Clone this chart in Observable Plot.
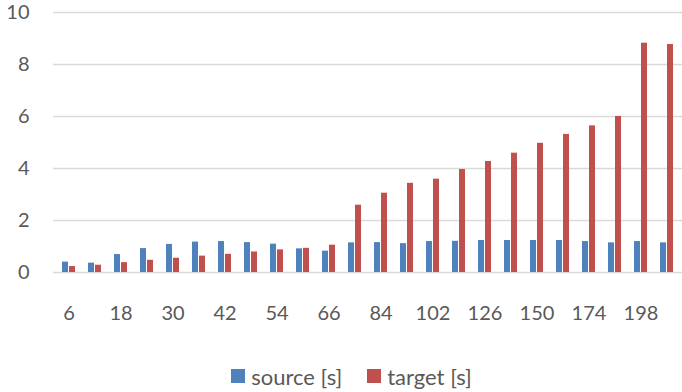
<!DOCTYPE html>
<html>
<head>
<meta charset="utf-8">
<script src="https://cdn.jsdelivr.net/npm/d3@7"></script>
<script src="https://cdn.jsdelivr.net/npm/@observablehq/plot@0.6"></script>
<style>
  html, body { margin: 0; padding: 0; background: #fff; }
  #chart { width: 682px; }
  .legend { display: flex; justify-content: center; align-items: center; gap: 25px;
            font-family: Lato, "Open Sans", sans-serif; font-size: 22px; color: #595959;
            padding-top: 8px; padding-left: 21px; height: 26px; }
  .legend .item { display: flex; align-items: center; gap: 6px; }
  .legend .sw { width: 14px; height: 14px; display: inline-block; }
</style>
</head>
<body>
<div id="chart"></div>
<script>
const categories = [6,12,18,24,30,36,42,48,54,60,66,75,84,93,102,114,126,138,150,162,174,186,198,210];
const source = [0.40,0.36,0.69,0.92,1.08,1.17,1.19,1.15,1.09,0.91,0.82,1.14,1.15,1.11,1.19,1.20,1.23,1.23,1.23,1.23,1.19,1.14,1.19,1.14];
const target = [0.23,0.28,0.38,0.47,0.55,0.63,0.70,0.79,0.87,0.93,1.05,2.59,3.05,3.43,3.59,3.96,4.27,4.59,4.97,5.31,5.64,6.00,8.82,8.77];
const seriesNames = ["source [s]", "target [s]"];
const colors = ["#4F81BD", "#C0504D"];
const yTicks = [0, 2, 4, 6, 8, 10];
const xTickLabels = categories.filter((d, i) => i % 2 === 0);

const srcRows = categories.map((c, i) => ({cat: c, value: source[i]}));
const tgtRows = categories.map((c, i) => ({cat: c, value: target[i]}));

const chart = Plot.plot({
  width: 682,
  height: 355,
  marginLeft: 53,
  marginRight: 0,
  marginTop: 12,
  marginBottom: 83,
  style: {fontFamily: "Lato, 'Open Sans', sans-serif", fontSize: "20px", color: "#595959", background: "#fff", overflow: "visible"},
  x: {type: "band", domain: categories, paddingInner: 0.5, paddingOuter: 0.25, label: null},
  y: {domain: [0, 10], label: null},
  marks: [
    Plot.ruleY(yTicks, {stroke: "#d9d9d9", strokeWidth: 1.3}),
    Plot.barY(srcRows, {x: "cat", y: "value", fill: colors[0], insetRight: 7}),
    Plot.barY(tgtRows, {x: "cat", y: "value", fill: colors[1], insetLeft: 7}),
    Plot.axisY({ticks: yTicks, tickSize: 0, tickPadding: 24, fill: "#595959", fontSize: 20, label: null}),
    Plot.axisX({ticks: xTickLabels, tickSize: 0, tickPadding: 33, fill: "#595959", fontSize: 20, label: null})
  ]
});
document.getElementById("chart").appendChild(chart);

const legend = document.createElement("div");
legend.className = "legend";
seriesNames.forEach((name, i) => {
  const item = document.createElement("span");
  item.className = "item";
  const sw = document.createElement("span");
  sw.className = "sw";
  sw.style.background = colors[i];
  const label = document.createElement("span");
  label.textContent = name;
  item.appendChild(sw);
  item.appendChild(label);
  legend.appendChild(item);
});
document.getElementById("chart").appendChild(legend);
</script>
</body>
</html>
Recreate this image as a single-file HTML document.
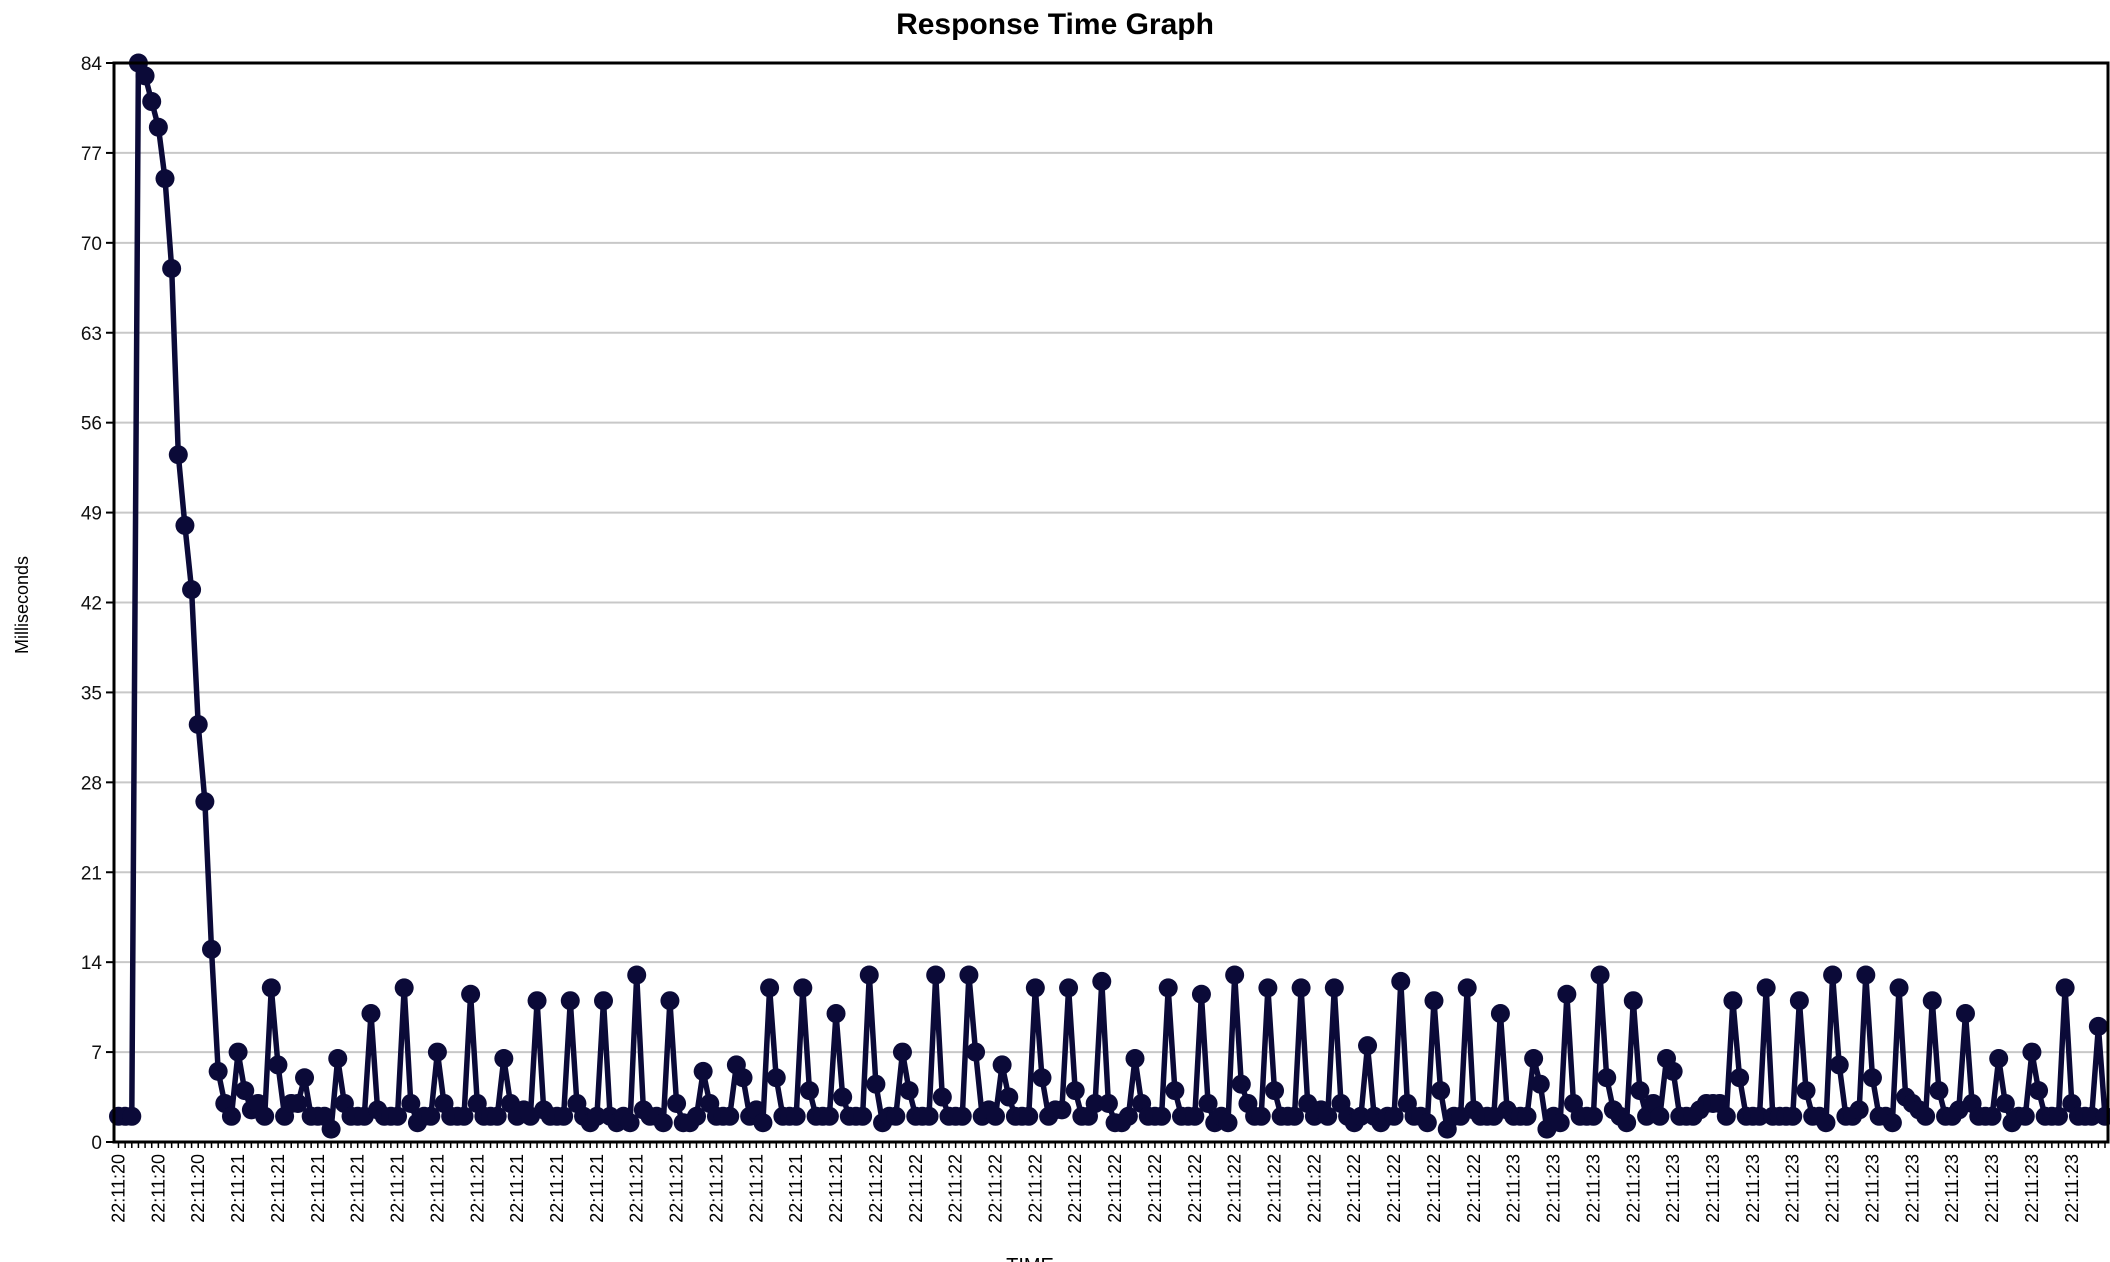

Your task: Quote the entries above word for word. Leave the images out.

Reply to the task:
Clone this chart in Observable Plot.
<!DOCTYPE html>
<html>
<head>
<meta charset="utf-8">
<script src="https://cdn.jsdelivr.net/npm/d3@7"></script>
<script src="https://cdn.jsdelivr.net/npm/@observablehq/plot@0.6"></script>
<style>
  html, body { margin: 0; padding: 0; background: #fff; }
  #chart { width: 682px; }
  .legend { display: flex; justify-content: center; align-items: center; gap: 25px;
            font-family: Lato, "Open Sans", sans-serif; font-size: 22px; color: #595959;
            padding-top: 8px; padding-left: 21px; height: 26px; }
  .legend .item { display: flex; align-items: center; gap: 6px; }
  .legend .sw { width: 14px; height: 14px; display: inline-block; }
</style>
</head>
<body>
<div id="chart"></div>
<script>
const categories = [6,12,18,24,30,36,42,48,54,60,66,75,84,93,102,114,126,138,150,162,174,186,198,210];
const source = [0.40,0.36,0.69,0.92,1.08,1.17,1.19,1.15,1.09,0.91,0.82,1.14,1.15,1.11,1.19,1.20,1.23,1.23,1.23,1.23,1.19,1.14,1.19,1.14];
const target = [0.23,0.28,0.38,0.47,0.55,0.63,0.70,0.79,0.87,0.93,1.05,2.59,3.05,3.43,3.59,3.96,4.27,4.59,4.97,5.31,5.64,6.00,8.82,8.77];
const seriesNames = ["source [s]", "target [s]"];
const colors = ["#4F81BD", "#C0504D"];
const yTicks = [0, 2, 4, 6, 8, 10];
const xTickLabels = categories.filter((d, i) => i % 2 === 0);

const srcRows = categories.map((c, i) => ({cat: c, value: source[i]}));
const tgtRows = categories.map((c, i) => ({cat: c, value: target[i]}));

const chart = Plot.plot({
  width: 682,
  height: 355,
  marginLeft: 53,
  marginRight: 0,
  marginTop: 12,
  marginBottom: 83,
  style: {fontFamily: "Lato, 'Open Sans', sans-serif", fontSize: "20px", color: "#595959", background: "#fff", overflow: "visible"},
  x: {type: "band", domain: categories, paddingInner: 0.5, paddingOuter: 0.25, label: null},
  y: {domain: [0, 10], label: null},
  marks: [
    Plot.ruleY(yTicks, {stroke: "#d9d9d9", strokeWidth: 1.3}),
    Plot.barY(srcRows, {x: "cat", y: "value", fill: colors[0], insetRight: 7}),
    Plot.barY(tgtRows, {x: "cat", y: "value", fill: colors[1], insetLeft: 7}),
    Plot.axisY({ticks: yTicks, tickSize: 0, tickPadding: 24, fill: "#595959", fontSize: 20, label: null}),
    Plot.axisX({ticks: xTickLabels, tickSize: 0, tickPadding: 33, fill: "#595959", fontSize: 20, label: null})
  ]
});
document.getElementById("chart").appendChild(chart);

const legend = document.createElement("div");
legend.className = "legend";
seriesNames.forEach((name, i) => {
  const item = document.createElement("span");
  item.className = "item";
  const sw = document.createElement("span");
  sw.className = "sw";
  sw.style.background = colors[i];
  const label = document.createElement("span");
  label.textContent = name;
  item.appendChild(sw);
  item.appendChild(label);
  legend.appendChild(item);
});
document.getElementById("chart").appendChild(legend);
</script>
</body>
</html>
Recreate this image as a single-file HTML document.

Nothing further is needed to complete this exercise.